As an added bonus, Wojciechowski will be flown in for two book signings Dec. 7-8 from 6:15 to 7:15 p.m. prior to the show at the SCERA, 745 S. State St., Orem.

The premiere of  the production has been a three-year journey for its creators, Ward Wright and Randall Wright. Ward indicates that plans are under way to make the script available for other arts groups across the country.

“I have read this story to my family for the past 15 Christmases,” Ward says. “I typically read an account of the Savior’s birth followed by the Jonathon Toomey story. The idea of creating a play grew on me over time, and I contacted my brother Randall, an author, to help with the writing. We later decided it would also make a great musical. Randall began composing music, and then more than a year ago we brought songwriter/singer Marvin Payne into the project.”

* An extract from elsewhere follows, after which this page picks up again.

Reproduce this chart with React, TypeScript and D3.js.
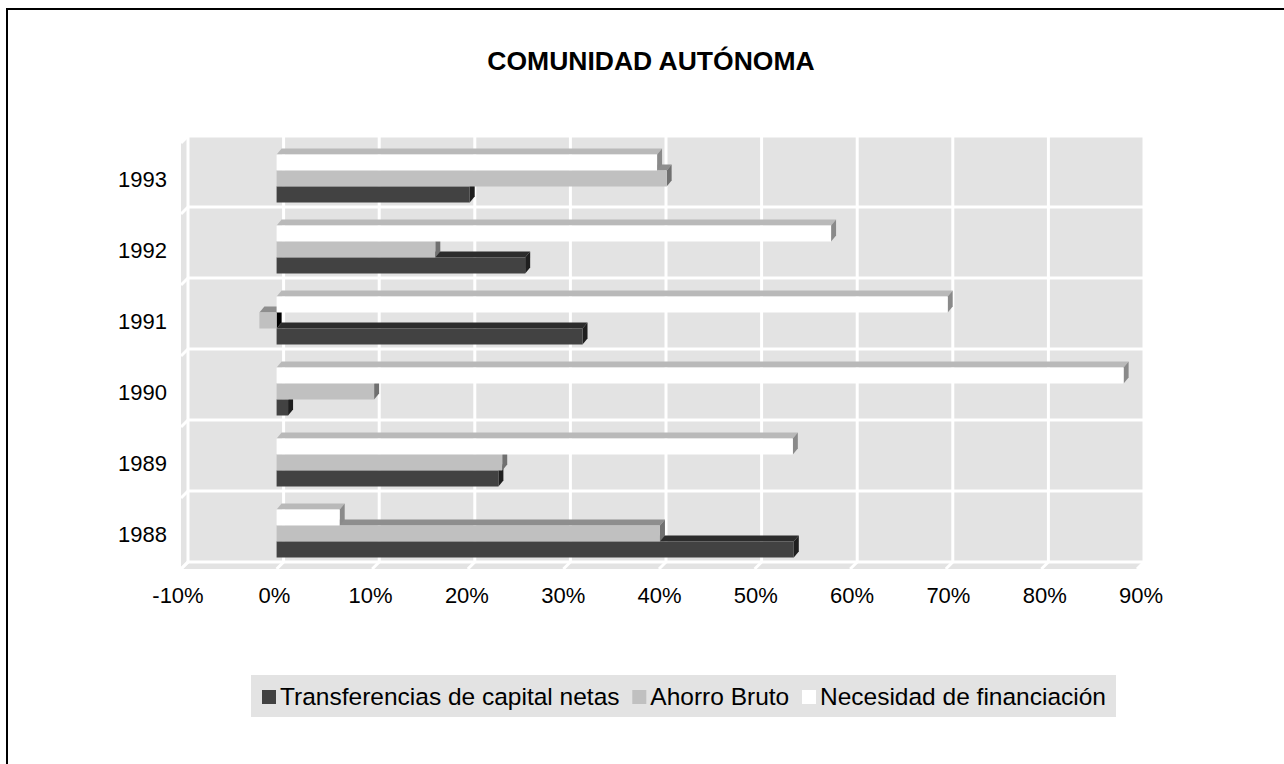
import { useEffect, useRef } from "react"
import * as d3 from "d3"

const categories = ["1988", "1989", "1990", "1991", "1992", "1993"]
const seriesNames = ["Transferencias de capital netas", "Ahorro Bruto", "Necesidad de financiación"]
const transferencias = [54.1, 23.2, 1.2, 32.0, 26.0, 20.2]
const ahorro = [40.1, 23.6, 10.2, -1.8, 16.6, 40.8]
const necesidad = [6.6, 54.0, 88.6, 70.2, 58.0, 39.8]
const tickValues = [-10, 0, 10, 20, 30, 40, 50, 60, 70, 80, 90]
const title = "COMUNIDAD AUTÓNOMA"

// front, top, side colours per series
const palette = [
  { front: "#424242", top: "#2c2c2c", side: "#1f1f1f" },
  { front: "#c0c0c0", top: "#8e8e8e", side: "#707070" },
  { front: "#ffffff", top: "#b9b9b9", side: "#8a8a8a" },
]

const App = () => {
  const svgRef = useRef(null)

  useEffect(() => {
    const width = 1284
    const height = 764
    const svg = d3.select(svgRef.current)
    svg.selectAll("*").remove()
    const font = "'Liberation Sans', Arial, sans-serif"

    const depthX = -7 // back -> front
    const depthY = 7
    const barDX = 5
    const barDY = -6
    const barH = 16

    const xFront = d3.scaleLinear().domain([-10, 90]).range([181, 1137])
    const xBack = (v) => xFront(v) - depthX
    const xLabel = d3.scaleLinear().domain([-10, 90]).range([178, 1141])
    const yFront = d3.scaleBand().domain([...categories].reverse()).range([143, 569])
    const yBack = (c) => yFront(c) - depthY
    const seriesOrder = [2, 1, 0] // top to bottom within a group
    const ySub = d3.scaleBand().domain(seriesOrder.map(String)).range([0, barH * 3])
    const values = [transferencias, ahorro, necesidad]

    svg.append("rect").attr("width", width).attr("height", height).attr("fill", "#fff")
    svg.append("rect").attr("x", 7).attr("y", 9).attr("width", width + 20).attr("height", height + 20)
      .attr("fill", "none").attr("stroke", "#000").attr("stroke-width", 2)

    svg.append("text").attr("x", 651).attr("y", 70).attr("text-anchor", "middle")
      .style("font-family", font).style("font-weight", "bold").style("font-size", "26.5px")
      .text(title)

    const wallTop = yFront.range()[0] - depthY
    const wallBottom = yFront.range()[1] - depthY
    const wallLeft = xBack(-10)
    const wallRight = xBack(90)
    const grid = "#ffffff"
    const wallFill = "#e3e3e3"

    // back wall
    svg.append("rect").attr("x", wallLeft).attr("y", wallTop)
      .attr("width", wallRight - wallLeft).attr("height", wallBottom - wallTop).attr("fill", wallFill)
    // left wall
    svg.append("polygon").attr("points", [
      [wallLeft, wallTop], [wallLeft + depthX, wallTop + depthY],
      [wallLeft + depthX, wallBottom + depthY], [wallLeft, wallBottom]].join(" "))
      .attr("fill", wallFill)
    // floor
    svg.append("polygon").attr("points", [
      [wallLeft, wallBottom], [wallRight, wallBottom],
      [wallRight + depthX, wallBottom + depthY], [wallLeft + depthX, wallBottom + depthY]].join(" "))
      .attr("fill", wallFill)

    // vertical grid on wall + floor
    tickValues.forEach(t => {
      svg.append("line").attr("x1", xBack(t)).attr("x2", xBack(t))
        .attr("y1", wallTop).attr("y2", wallBottom).attr("stroke", grid).attr("stroke-width", 3)
      svg.append("line").attr("x1", xBack(t)).attr("x2", xFront(t))
        .attr("y1", wallBottom).attr("y2", wallBottom + depthY).attr("stroke", grid).attr("stroke-width", 3)
    })
    // horizontal grid on wall + left wall
    const bounds = [...categories.map(c => yBack(c)), wallBottom]
    bounds.forEach(y => {
      svg.append("line").attr("x1", wallLeft).attr("x2", wallRight)
        .attr("y1", y).attr("y2", y).attr("stroke", grid).attr("stroke-width", 3)
      svg.append("line").attr("x1", wallLeft).attr("x2", wallLeft + depthX)
        .attr("y1", y).attr("y2", y + depthY).attr("stroke", grid).attr("stroke-width", 3)
    })
    svg.append("line").attr("x1", wallLeft + depthX).attr("x2", wallRight + depthX)
      .attr("y1", wallBottom + depthY + 1).attr("y2", wallBottom + depthY + 1).attr("stroke", grid).attr("stroke-width", 2)

    // bars
    const bars = svg.append("g")
    categories.forEach((c, ci) => {
      const groupTop = yFront(c) + (yFront.bandwidth() - barH * 3) / 2
      ;[0, 1, 2].forEach(si => {
        const v = values[si][ci]
        const xa = Math.min(xFront(0), xFront(v))
        const xb = Math.max(xFront(0), xFront(v))
        const yt = groupTop + ySub(String(si))
        const col = palette[si]
        bars.append("polygon").attr("points", [
          [xa, yt], [xb, yt], [xb + barDX, yt + barDY], [xa + barDX, yt + barDY]].join(" "))
          .attr("fill", col.top)
        bars.append("polygon").attr("points", [
          [xb, yt], [xb + barDX, yt + barDY], [xb + barDX, yt + barH + barDY], [xb, yt + barH]].join(" "))
          .attr("fill", v < 0 ? "#000" : col.side)
        bars.append("rect").attr("x", xa).attr("y", yt).attr("width", xb - xa).attr("height", barH)
          .attr("fill", col.front)
      })
    })

    // axis labels
    svg.append("g").selectAll("text").data(tickValues).join("text")
      .attr("x", d => xLabel(d)).attr("y", 603).attr("text-anchor", "middle")
      .style("font-family", font).style("font-size", "22px")
      .text(d => d + "%")
    svg.append("g").selectAll("text").data(categories).join("text")
      .attr("x", 167).attr("y", d => yFront(d) + yFront.bandwidth() / 2 + 8)
      .attr("text-anchor", "end")
      .style("font-family", font).style("font-size", "22px")
      .text(d => d)

    // legend, spread so it fills the box
    const legend = svg.append("g")
    legend.append("rect").attr("x", 251).attr("y", 675).attr("width", 865).attr("height", 42).attr("fill", wallFill)
    const items = seriesNames.map((name, i) => {
      const sw = legend.append("rect").attr("y", 690).attr("width", 14).attr("height", 14)
        .attr("fill", palette[i].front)
      const t = legend.append("text").attr("y", 705)
        .style("font-family", font).style("font-size", "24.5px").text(name)
      return { sw, t, w: t.node().getComputedTextLength() }
    })
    const start = 262
    const end = 1106
    const used = d3.sum(items, d => 18 + d.w)
    const gap = (end - start - used) / (items.length - 1)
    let lx = start
    items.forEach(d => {
      d.sw.attr("x", lx)
      d.t.attr("x", lx + 18)
      lx += 18 + d.w + gap
    })
  }, [])

  return (
    <div style={{ position: "absolute", left: 0, top: 0 }}>
      <svg ref={svgRef} width={1284} height={764} style={{ display: "block" }} />
    </div>
  )
}

export default App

The story is set in the 1860s and begins with a grief-stricken Toomey carving an image of his wife and baby, who have died. Embittered, he eventually settles in a little town called Hawkinsville. He has become so sullen, the village children taunt him with “Gloomy Toomey.”

Several years later, a young wife, Susan McDowell, becomes a widow and her son Thomas an orphan when war kills her husband and rips apart their world. Forced to leave the prosperity of city life, they move to Hawkinsville to live with McDowell’s sister.

Somewhere in the trip they lose a beloved nativity set Thomas’s father had given him. When Susan visits Toomey to see if he will carve a replacement, he slams the door in her face, but later relents because of her son. The process of their time together during the carving transforms them all.

“This is such a tender story,” says Rodger Sorensen, a BYU theatre professor directing the show. “In three instances the mother and child make all the difference. There’s Toomey’s wife and child, McDowell and her son, and Mary and the Christ child. The story ends with a lighted crèche. Ultimately the theme transforms into a realization that it is Thomas who brings light to Jonathan Toomey and his mother."

Starring as Toomey is BYU theatre professor David E. Morgan. Susan McDowell is played by his wife, Annadee Morgan, and Caiden Kehrer is Thomas McDowell. Other major roles are filled by Jim Murphy and Brenton G. Ferrell as Mr. Hawkins and Mr. Simpson, community pillars of Hawkinsville. The rest of the cast and crew is a combination of BYU students and community members.